La persistance des bactéries sous une nouvelle lumière

Vie, croissance et mort des bactéries sous l'oeil du microscope. © 2012 LMIC / EPFL

Vie, croissance et mort des bactéries sous l'oeil du microscope. © 2012 LMIC / EPFL

Grâce à la microfluidique, des chercheurs de l’EPFL ont pu observer individuellement le comportement de bactéries proches de celles de la tuberculose lorsqu’elles sont mises en présence d’antibiotiques. Ils réfutent les théories anciennes et proposent cette semaine dans Science une nouvelle explication des raisons de la persistance de certaines d’entre elles.

Il est souvent difficile d’éliminer complètement une infection bactérienne avec un antibiotique. Une partie de la population des parasites parvient en général à survivre – un phénomène dont la connaissance est presque aussi ancienne que la découverte de la pénicilline. Depuis plus d’un demi-siècle, les scientifiques pensaient pouvoir l’expliquer en supposant que les bactéries ayant stoppé leur croissance étaient celles qui persistaient le mieux face aux antibiotiques.

Jusqu’à présent, il n’était en effet pas possible de déterminer la croissance des cellules individuelles avant et après leur exposition à des antibiotiques, ce qui rendait imprécise l’analyse du phénomène. «Grâce à la microfluidique, nous pouvons aujourd’hui observer chaque bactérie individuellement, au lieu de se contenter de dénombrer une population», souligne John McKinney, directeur du Laboratoire de microbiologie et de microsystèmes de l’EPFL (LMIC).

Des survivants très actifs
Ces nouveaux outils ont révélé bien des surprises. «On croyait que les bactéries survivantes composaient une population fixe de cellules qui ne se divisent pas; or nous avons pu voir que certaines d’entre elles continuent à croître et se diviser pendant que d’autres meurent. Ainsi, la population persistante est très dynamique et les cellules qui la composent changent constamment – même si le nombre total reste stable. Comme elles se divisent, les bactéries peuvent subir des mutations et donc développer des résistance en présence de l’antibiotique», précise Neeraj Dhar, chercheur au LMIC.Ce point est d’une importance capitale. « Nous avons pu exclure une explication purement génétique à ce phénomène», poursuit Neeraj Dhar. En d’autres termes, «une population de bactéries génétiquement identiques présente des individus avec des comportements très variés.
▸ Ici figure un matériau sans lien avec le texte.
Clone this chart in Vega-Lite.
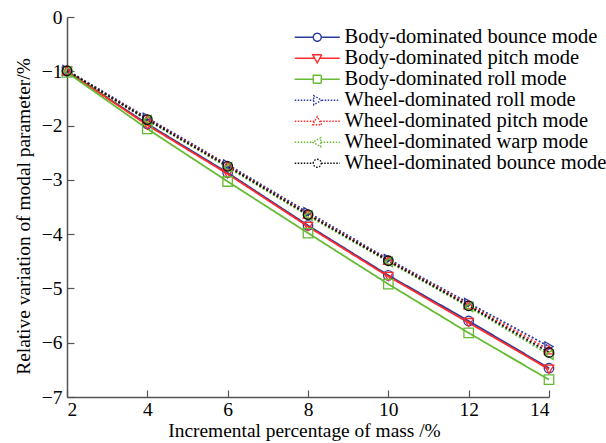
{
  "$schema": "https://vega.github.io/schema/vega-lite/v6.json",
  "width": 482,
  "height": 380,
  "autosize": {"type": "none"},
  "padding": {"left": 67, "top": 17, "right": 57, "bottom": 46},
  "background": "white",
  "config": {
    "view": {"stroke": null},
    "font": "Liberation Serif",
    "axis": {
      "grid": false,
      "domainColor": "#555555",
      "domainWidth": 1.5,
      "tickColor": "#555555",
      "tickWidth": 1.2,
      "tickSize": -7,
      "labelFont": "Liberation Serif",
      "labelFontSize": 19.5,
      "labelColor": "black",
      "titleFont": "Liberation Serif",
      "titleFontSize": 19.4,
      "titleFontWeight": "normal",
      "titleColor": "black",
      "labelPadding": 12
    },
    "legend": {
      "orient": "none",
      "legendX": 240,
      "legendY": 10,
      "padding": 0,
      "labelFont": "Liberation Serif",
      "labelFontSize": 20.5,
      "labelColor": "black",
      "labelLimit": 400,
      "symbolSize": 100,
      "symbolStrokeWidth": 1.4,
      "labelOffset": 17,
      "rowPadding": 0
    }
  },
  "data": {
    "values": [
      {"mode": "Body-dominated bounce mode", "x": 2, "y": -1.0},
      {"mode": "Body-dominated bounce mode", "x": 4, "y": -1.97},
      {"mode": "Body-dominated bounce mode", "x": 6, "y": -2.87},
      {"mode": "Body-dominated bounce mode", "x": 8, "y": -3.84},
      {"mode": "Body-dominated bounce mode", "x": 10, "y": -4.76},
      {"mode": "Body-dominated bounce mode", "x": 12, "y": -5.6},
      {"mode": "Body-dominated bounce mode", "x": 14, "y": -6.47},
      {"mode": "Body-dominated pitch mode", "x": 2, "y": -1.0},
      {"mode": "Body-dominated pitch mode", "x": 4, "y": -1.99},
      {"mode": "Body-dominated pitch mode", "x": 6, "y": -2.89},
      {"mode": "Body-dominated pitch mode", "x": 8, "y": -3.86},
      {"mode": "Body-dominated pitch mode", "x": 10, "y": -4.78},
      {"mode": "Body-dominated pitch mode", "x": 12, "y": -5.63},
      {"mode": "Body-dominated pitch mode", "x": 14, "y": -6.49},
      {"mode": "Body-dominated roll mode", "x": 2, "y": -1.02},
      {"mode": "Body-dominated roll mode", "x": 4, "y": -2.06},
      {"mode": "Body-dominated roll mode", "x": 6, "y": -3.03},
      {"mode": "Body-dominated roll mode", "x": 8, "y": -3.98},
      {"mode": "Body-dominated roll mode", "x": 10, "y": -4.92},
      {"mode": "Body-dominated roll mode", "x": 12, "y": -5.82},
      {"mode": "Body-dominated roll mode", "x": 14, "y": -6.68},
      {"mode": "Wheel-dominated roll mode", "x": 2, "y": -0.98},
      {"mode": "Wheel-dominated roll mode", "x": 4, "y": -1.86},
      {"mode": "Wheel-dominated roll mode", "x": 6, "y": -2.72},
      {"mode": "Wheel-dominated roll mode", "x": 8, "y": -3.6},
      {"mode": "Wheel-dominated roll mode", "x": 10, "y": -4.46},
      {"mode": "Wheel-dominated roll mode", "x": 12, "y": -5.27},
      {"mode": "Wheel-dominated roll mode", "x": 14, "y": -6.07},
      {"mode": "Wheel-dominated pitch mode", "x": 2, "y": -0.99},
      {"mode": "Wheel-dominated pitch mode", "x": 4, "y": -1.88},
      {"mode": "Wheel-dominated pitch mode", "x": 6, "y": -2.74},
      {"mode": "Wheel-dominated pitch mode", "x": 8, "y": -3.63},
      {"mode": "Wheel-dominated pitch mode", "x": 10, "y": -4.48},
      {"mode": "Wheel-dominated pitch mode", "x": 12, "y": -5.3},
      {"mode": "Wheel-dominated pitch mode", "x": 14, "y": -6.13},
      {"mode": "Wheel-dominated warp mode", "x": 2, "y": -1.0},
      {"mode": "Wheel-dominated warp mode", "x": 4, "y": -1.9},
      {"mode": "Wheel-dominated warp mode", "x": 6, "y": -2.77},
      {"mode": "Wheel-dominated warp mode", "x": 8, "y": -3.66},
      {"mode": "Wheel-dominated warp mode", "x": 10, "y": -4.51},
      {"mode": "Wheel-dominated warp mode", "x": 12, "y": -5.34},
      {"mode": "Wheel-dominated warp mode", "x": 14, "y": -6.22},
      {"mode": "Wheel-dominated bounce mode", "x": 2, "y": -0.99},
      {"mode": "Wheel-dominated bounce mode", "x": 4, "y": -1.89},
      {"mode": "Wheel-dominated bounce mode", "x": 6, "y": -2.75},
      {"mode": "Wheel-dominated bounce mode", "x": 8, "y": -3.64},
      {"mode": "Wheel-dominated bounce mode", "x": 10, "y": -4.49},
      {"mode": "Wheel-dominated bounce mode", "x": 12, "y": -5.32},
      {"mode": "Wheel-dominated bounce mode", "x": 14, "y": -6.18}
    ]
  },
  "encoding": {
    "x": {
      "field": "x",
      "type": "quantitative",
      "scale": {"domain": [2, 14], "nice": false, "zero": false},
      "axis": {"values": [2, 4, 6, 8, 10, 12, 14], "title": "Incremental percentage of mass /%", "titlePadding": 2, "labelPadding": 10.5, "titleX": 237}
    },
    "y": {
      "field": "y",
      "type": "quantitative",
      "scale": {"domain": [-7, 0], "nice": false, "zero": false},
      "axis": {"values": [-7, -6, -5, -4, -3, -2, -1, 0], "title": "Relative variation of modal parameter/%", "titlePadding": 8, "titleY": 199}
    }
  },
  "layer": [
    {
      "mark": {"type": "line", "strokeWidth": 1.8},
      "encoding": {
        "color": {
          "field": "mode", "type": "nominal", "legend": null,
          "scale": {
            "domain": ["Body-dominated bounce mode", "Body-dominated pitch mode", "Body-dominated roll mode", "Wheel-dominated roll mode", "Wheel-dominated pitch mode", "Wheel-dominated warp mode", "Wheel-dominated bounce mode"],
            "range": ["#2b3a9c", "#ff2a2a", "#66bb33", "#2b3a9c", "#ff2a2a", "#66bb33", "#111111"]
          }
        },
        "strokeDash": {
          "field": "mode", "type": "nominal", "legend": null,
          "scale": {
            "domain": ["Body-dominated bounce mode", "Body-dominated pitch mode", "Body-dominated roll mode", "Wheel-dominated roll mode", "Wheel-dominated pitch mode", "Wheel-dominated warp mode", "Wheel-dominated bounce mode"],
            "range": [[1, 0], [1, 0], [1, 0], [2, 2], [2, 2], [2, 2], [2, 2]]
          }
        }
      }
    },
    {
      "mark": {"type": "point", "filled": false, "size": 90, "strokeWidth": 1.3, "opacity": 1},
      "encoding": {
        "color": {
          "field": "mode", "type": "nominal", "legend": null,
          "scale": {
            "domain": ["Body-dominated bounce mode", "Body-dominated pitch mode", "Body-dominated roll mode", "Wheel-dominated roll mode", "Wheel-dominated pitch mode", "Wheel-dominated warp mode", "Wheel-dominated bounce mode"],
            "range": ["#2b3a9c", "#ff2a2a", "#66bb33", "#2b3a9c", "#ff2a2a", "#66bb33", "#111111"]
          }
        },
        "shape": {
          "field": "mode", "type": "nominal", "legend": null,
          "scale": {
            "domain": ["Body-dominated bounce mode", "Body-dominated pitch mode", "Body-dominated roll mode", "Wheel-dominated roll mode", "Wheel-dominated pitch mode", "Wheel-dominated warp mode", "Wheel-dominated bounce mode"],
            "range": ["circle", "triangle-down", "square", "triangle-right", "triangle-up", "triangle-left", "circle"]
          }
        }
      }
    },
    {
      "transform": [{"filter": "datum.x > 100"}],
      "mark": {"type": "point", "filled": false, "strokeWidth": 1.3, "opacity": 1},
      "encoding": {
        "color": {
          "field": "mode", "type": "nominal", "title": null,
          "scale": {
            "domain": ["Body-dominated bounce mode", "Body-dominated pitch mode", "Body-dominated roll mode", "Wheel-dominated roll mode", "Wheel-dominated pitch mode", "Wheel-dominated warp mode", "Wheel-dominated bounce mode"],
            "range": ["#2b3a9c", "#ff2a2a", "#66bb33", "#2b3a9c", "#ff2a2a", "#66bb33", "#111111"]
          }
        },
        "strokeDash": {
          "field": "mode", "type": "nominal", "title": null,
          "scale": {
            "domain": ["Body-dominated bounce mode", "Body-dominated pitch mode", "Body-dominated roll mode", "Wheel-dominated roll mode", "Wheel-dominated pitch mode", "Wheel-dominated warp mode", "Wheel-dominated bounce mode"],
            "range": [[1, 0], [1, 0], [1, 0], [1.5, 1.5], [1.5, 1.5], [1.5, 1.5], [1.5, 1.5]]
          }
        },
        "shape": {
          "field": "mode", "type": "nominal", "title": null,
          "scale": {
            "domain": ["Body-dominated bounce mode", "Body-dominated pitch mode", "Body-dominated roll mode", "Wheel-dominated roll mode", "Wheel-dominated pitch mode", "Wheel-dominated warp mode", "Wheel-dominated bounce mode"],
            "range": [
              "M-4.5,0H-0.8M0.8,0H4.5M-0.8,0A0.8,0.8,0,1,1,0.8,0A0.8,0.8,0,1,1,-0.8,0",
              "M-4.5,0H-0.6M0.6,0H4.5M-0.9,-0.7L0.9,-0.7L0,0.9Z",
              "M-4.5,0H-0.8M0.8,0H4.5M-0.8,-0.8H0.8V0.8H-0.8Z",
              "M-4.5,0H-0.7M0.9,0H4.5M-0.7,-0.9L0.9,0L-0.7,0.9Z",
              "M-4.5,0H-0.6M0.6,0H4.5M-0.9,0.7L0.9,0.7L0,-0.9Z",
              "M-4.5,0H-0.9M0.7,0H4.5M0.7,-0.9L-0.9,0L0.7,0.9Z",
              "M-4.5,0H-0.8M0.8,0H4.5M-0.8,0A0.8,0.8,0,1,1,0.8,0A0.8,0.8,0,1,1,-0.8,0"
            ]
          }
        }
      }
    }
  ],
  "resolve": {"scale": {"color": "independent", "shape": "independent", "strokeDash": "independent"}}
}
Certains d’entre eux peuvent ainsi s’adapter à un stress auquel ils n’ont jamais été confrontés, grâce à la sélection des individus qui persistent. C’est toute la théorie de l’adaptation qui pourrait être revue», reprend John McKinney.

Efficacité intermittente
Les chercheurs de l’EPFL se sont intéressés en particulier à un proche parent du bacille de la tuberculose. Leurs observations ont permis de contester formellement l’explication qui voulait que les bactéries persistantes sont celles qui n’étaient pas en train de croître. «Nous avons pu mettre en évidence le rôle d’une enzyme nécessaire au bon fonctionnement de l’antibiotique, et constater que les bacilles produisent cette enzyme de façon pulsatile et aléatoire», détaille Neeraj Dhar. «Nos mesures ont montré que la mort des bactéries était davantage liée à l’expression de cette enzyme qu’à leur facteur de croissance.» Cette recherche fait l’objet d’une publication dans Sciencecette semaine.

Ces conclusions pourraient marquer le début d’une nouvelle conception dans la compréhension de la persistance des bactéries, voire introduire une nouvelle vision sur l’évolution des résistances. Les recherches se poursuivent avec d’autres micro-organismes tels que le bacille de la tuberculose ou Escherichia coli. La persistance de certaines cellules cancéreuses aux traitements pourrait aussi être étudiée différemment. «C’est une nouvelle approche pour déterminer pourquoi certaines infections sont si difficiles à éliminer. Les techniques mises au point pour cette étude sont désormais aussi utilisées pour le développement de nouveaux antibiotiques, en collaboration avec les entreprises pharmaceutiques», souligne John McKinney. Qui précise que «ce sont les compétences présentes à l’EPFL en termes de microingénierie qui ont permis de créer ces outils innovants, ouvrant de nouveaux champs d’investigation».